# Start of Dataset rows

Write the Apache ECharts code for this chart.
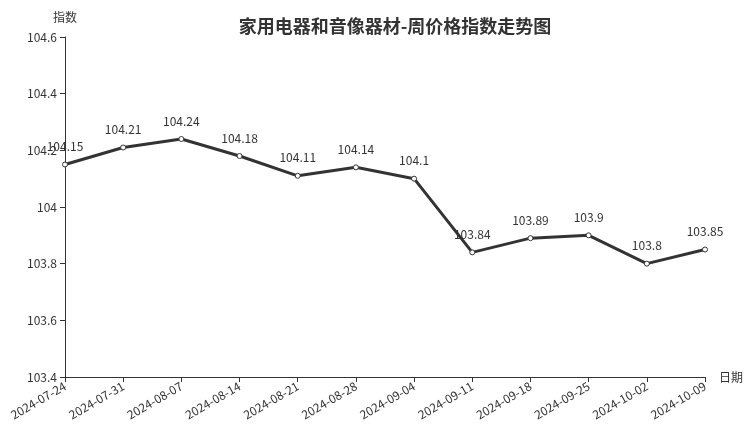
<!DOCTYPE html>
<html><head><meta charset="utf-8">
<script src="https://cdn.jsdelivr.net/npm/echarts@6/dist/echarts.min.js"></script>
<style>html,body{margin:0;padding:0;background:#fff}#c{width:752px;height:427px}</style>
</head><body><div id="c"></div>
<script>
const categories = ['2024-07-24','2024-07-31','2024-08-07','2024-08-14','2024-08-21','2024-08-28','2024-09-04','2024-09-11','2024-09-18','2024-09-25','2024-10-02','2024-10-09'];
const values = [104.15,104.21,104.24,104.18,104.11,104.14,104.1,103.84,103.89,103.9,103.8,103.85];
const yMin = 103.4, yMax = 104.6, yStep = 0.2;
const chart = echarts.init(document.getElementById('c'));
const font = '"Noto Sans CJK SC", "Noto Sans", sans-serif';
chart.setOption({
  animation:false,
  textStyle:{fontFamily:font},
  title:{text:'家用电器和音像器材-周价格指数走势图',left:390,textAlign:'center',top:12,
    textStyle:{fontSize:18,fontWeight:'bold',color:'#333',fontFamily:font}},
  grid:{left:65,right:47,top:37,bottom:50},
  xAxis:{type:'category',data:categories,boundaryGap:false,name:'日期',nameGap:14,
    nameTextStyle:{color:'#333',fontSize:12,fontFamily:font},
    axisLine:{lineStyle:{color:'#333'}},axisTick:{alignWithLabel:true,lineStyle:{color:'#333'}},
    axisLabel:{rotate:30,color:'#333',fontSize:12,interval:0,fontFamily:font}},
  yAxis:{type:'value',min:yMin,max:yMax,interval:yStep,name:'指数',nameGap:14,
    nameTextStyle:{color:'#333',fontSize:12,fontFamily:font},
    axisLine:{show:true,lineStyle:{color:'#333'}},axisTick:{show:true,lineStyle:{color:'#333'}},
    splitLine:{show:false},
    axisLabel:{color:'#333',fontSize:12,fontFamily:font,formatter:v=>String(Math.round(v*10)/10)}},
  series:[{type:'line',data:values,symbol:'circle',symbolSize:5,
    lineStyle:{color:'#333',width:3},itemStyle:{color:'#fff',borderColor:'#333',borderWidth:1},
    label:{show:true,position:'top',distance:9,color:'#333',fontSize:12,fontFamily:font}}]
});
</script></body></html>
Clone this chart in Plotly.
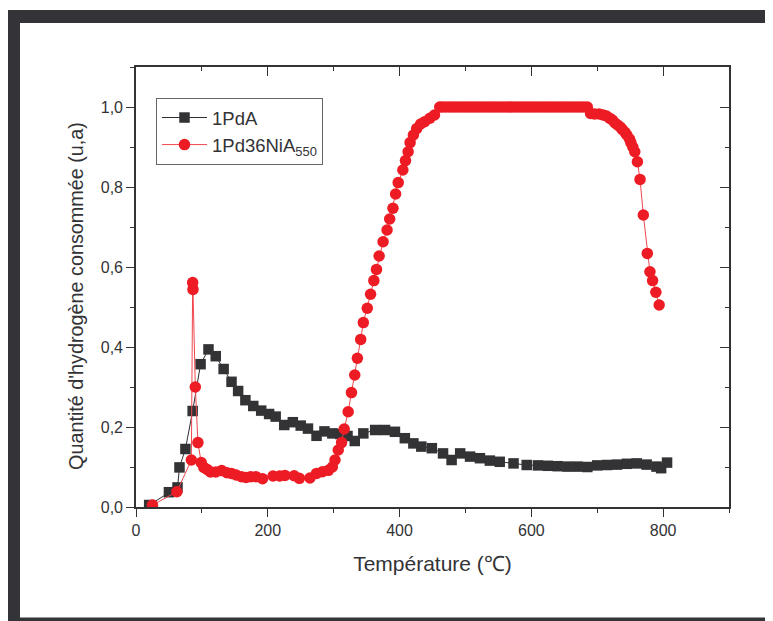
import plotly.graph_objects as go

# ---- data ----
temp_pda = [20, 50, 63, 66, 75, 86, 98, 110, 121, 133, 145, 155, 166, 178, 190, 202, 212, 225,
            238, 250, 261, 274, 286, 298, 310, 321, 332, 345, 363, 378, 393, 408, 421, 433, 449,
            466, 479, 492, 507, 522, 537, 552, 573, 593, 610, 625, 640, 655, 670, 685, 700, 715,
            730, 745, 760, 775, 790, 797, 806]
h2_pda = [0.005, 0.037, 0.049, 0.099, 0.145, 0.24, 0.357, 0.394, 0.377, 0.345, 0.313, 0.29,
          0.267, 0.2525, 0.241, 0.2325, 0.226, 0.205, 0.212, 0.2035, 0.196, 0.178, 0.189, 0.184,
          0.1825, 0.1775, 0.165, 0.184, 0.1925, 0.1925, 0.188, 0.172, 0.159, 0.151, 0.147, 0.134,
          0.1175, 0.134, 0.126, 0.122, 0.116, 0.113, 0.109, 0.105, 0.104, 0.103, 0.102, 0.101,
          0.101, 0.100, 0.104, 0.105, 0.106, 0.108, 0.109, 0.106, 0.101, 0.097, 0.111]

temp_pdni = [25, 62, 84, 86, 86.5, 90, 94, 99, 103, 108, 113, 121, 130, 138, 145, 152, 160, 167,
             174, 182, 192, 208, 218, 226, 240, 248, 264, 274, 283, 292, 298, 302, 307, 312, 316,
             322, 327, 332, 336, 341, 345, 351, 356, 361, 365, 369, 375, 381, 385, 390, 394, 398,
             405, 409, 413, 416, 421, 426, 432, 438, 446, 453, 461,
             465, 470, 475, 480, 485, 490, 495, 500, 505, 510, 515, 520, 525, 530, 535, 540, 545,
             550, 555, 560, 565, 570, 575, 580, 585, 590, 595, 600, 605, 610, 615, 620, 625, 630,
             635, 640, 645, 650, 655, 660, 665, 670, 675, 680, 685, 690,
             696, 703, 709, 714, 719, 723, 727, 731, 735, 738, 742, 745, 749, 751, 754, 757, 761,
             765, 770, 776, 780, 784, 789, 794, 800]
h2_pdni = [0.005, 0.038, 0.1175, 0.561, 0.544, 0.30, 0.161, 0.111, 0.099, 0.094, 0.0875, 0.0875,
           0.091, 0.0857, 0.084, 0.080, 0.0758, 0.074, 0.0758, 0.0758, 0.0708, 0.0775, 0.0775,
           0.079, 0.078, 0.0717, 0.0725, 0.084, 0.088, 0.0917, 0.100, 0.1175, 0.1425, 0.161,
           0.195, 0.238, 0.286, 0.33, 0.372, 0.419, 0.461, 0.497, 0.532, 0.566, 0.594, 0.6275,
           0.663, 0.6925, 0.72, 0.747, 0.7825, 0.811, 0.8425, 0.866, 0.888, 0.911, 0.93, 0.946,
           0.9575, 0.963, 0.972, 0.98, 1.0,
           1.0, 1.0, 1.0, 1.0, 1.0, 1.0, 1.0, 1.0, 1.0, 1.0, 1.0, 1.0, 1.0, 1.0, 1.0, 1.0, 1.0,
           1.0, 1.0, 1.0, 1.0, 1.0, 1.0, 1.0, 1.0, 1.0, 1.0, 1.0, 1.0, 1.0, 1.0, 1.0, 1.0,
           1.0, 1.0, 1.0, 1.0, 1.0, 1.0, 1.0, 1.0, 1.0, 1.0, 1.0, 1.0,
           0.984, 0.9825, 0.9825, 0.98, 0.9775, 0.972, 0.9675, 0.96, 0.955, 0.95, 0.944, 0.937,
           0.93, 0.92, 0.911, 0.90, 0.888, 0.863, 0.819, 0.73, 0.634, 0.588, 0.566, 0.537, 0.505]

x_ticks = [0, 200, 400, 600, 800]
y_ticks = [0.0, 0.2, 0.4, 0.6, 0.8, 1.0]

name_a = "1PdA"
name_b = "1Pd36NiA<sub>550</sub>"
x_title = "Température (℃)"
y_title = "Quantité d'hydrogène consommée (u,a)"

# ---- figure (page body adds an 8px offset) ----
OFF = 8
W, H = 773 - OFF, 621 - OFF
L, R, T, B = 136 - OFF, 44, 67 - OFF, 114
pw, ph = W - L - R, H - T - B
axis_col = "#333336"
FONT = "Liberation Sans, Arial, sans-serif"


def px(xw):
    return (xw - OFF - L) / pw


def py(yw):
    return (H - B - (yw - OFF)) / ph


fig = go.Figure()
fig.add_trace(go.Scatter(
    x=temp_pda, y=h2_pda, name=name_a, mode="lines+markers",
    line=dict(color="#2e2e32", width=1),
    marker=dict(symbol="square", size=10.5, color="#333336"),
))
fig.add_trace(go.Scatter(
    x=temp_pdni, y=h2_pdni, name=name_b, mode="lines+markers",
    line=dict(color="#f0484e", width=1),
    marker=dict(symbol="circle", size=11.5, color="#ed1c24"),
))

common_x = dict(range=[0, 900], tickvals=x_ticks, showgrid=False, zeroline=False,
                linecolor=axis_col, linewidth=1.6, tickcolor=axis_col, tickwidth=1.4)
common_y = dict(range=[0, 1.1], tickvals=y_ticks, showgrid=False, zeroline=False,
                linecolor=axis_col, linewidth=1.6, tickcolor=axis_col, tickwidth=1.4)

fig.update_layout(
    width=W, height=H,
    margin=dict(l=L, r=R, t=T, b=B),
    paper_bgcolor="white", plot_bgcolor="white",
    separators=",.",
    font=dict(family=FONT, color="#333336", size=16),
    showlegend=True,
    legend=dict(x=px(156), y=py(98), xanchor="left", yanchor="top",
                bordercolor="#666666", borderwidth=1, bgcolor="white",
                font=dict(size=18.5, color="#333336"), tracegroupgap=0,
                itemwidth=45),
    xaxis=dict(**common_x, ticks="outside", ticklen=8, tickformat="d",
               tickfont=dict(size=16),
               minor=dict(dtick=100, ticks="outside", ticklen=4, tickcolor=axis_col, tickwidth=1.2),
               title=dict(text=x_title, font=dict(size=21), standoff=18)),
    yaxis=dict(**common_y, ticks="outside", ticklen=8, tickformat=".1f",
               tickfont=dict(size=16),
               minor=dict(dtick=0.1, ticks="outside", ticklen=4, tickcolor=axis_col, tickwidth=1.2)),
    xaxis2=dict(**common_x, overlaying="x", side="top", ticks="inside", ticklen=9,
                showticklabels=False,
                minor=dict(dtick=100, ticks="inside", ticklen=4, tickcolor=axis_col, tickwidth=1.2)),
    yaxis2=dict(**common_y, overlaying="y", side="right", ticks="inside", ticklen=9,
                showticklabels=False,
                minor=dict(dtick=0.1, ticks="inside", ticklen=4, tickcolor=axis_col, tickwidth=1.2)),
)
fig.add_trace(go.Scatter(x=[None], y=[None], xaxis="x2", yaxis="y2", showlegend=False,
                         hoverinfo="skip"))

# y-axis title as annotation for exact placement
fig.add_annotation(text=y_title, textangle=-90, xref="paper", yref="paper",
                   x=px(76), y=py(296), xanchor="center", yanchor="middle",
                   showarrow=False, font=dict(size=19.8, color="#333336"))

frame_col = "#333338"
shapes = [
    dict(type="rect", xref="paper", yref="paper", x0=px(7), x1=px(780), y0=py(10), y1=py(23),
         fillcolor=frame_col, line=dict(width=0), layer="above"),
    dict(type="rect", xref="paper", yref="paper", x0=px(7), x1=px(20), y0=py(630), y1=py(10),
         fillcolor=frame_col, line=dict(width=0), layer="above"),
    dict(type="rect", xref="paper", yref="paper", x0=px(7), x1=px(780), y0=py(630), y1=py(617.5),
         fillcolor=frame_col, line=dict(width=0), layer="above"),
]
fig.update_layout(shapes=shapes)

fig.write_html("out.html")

# End of Dataset rows

Among the entries above, how many lines hold the string "this"? Give the number by itself.

2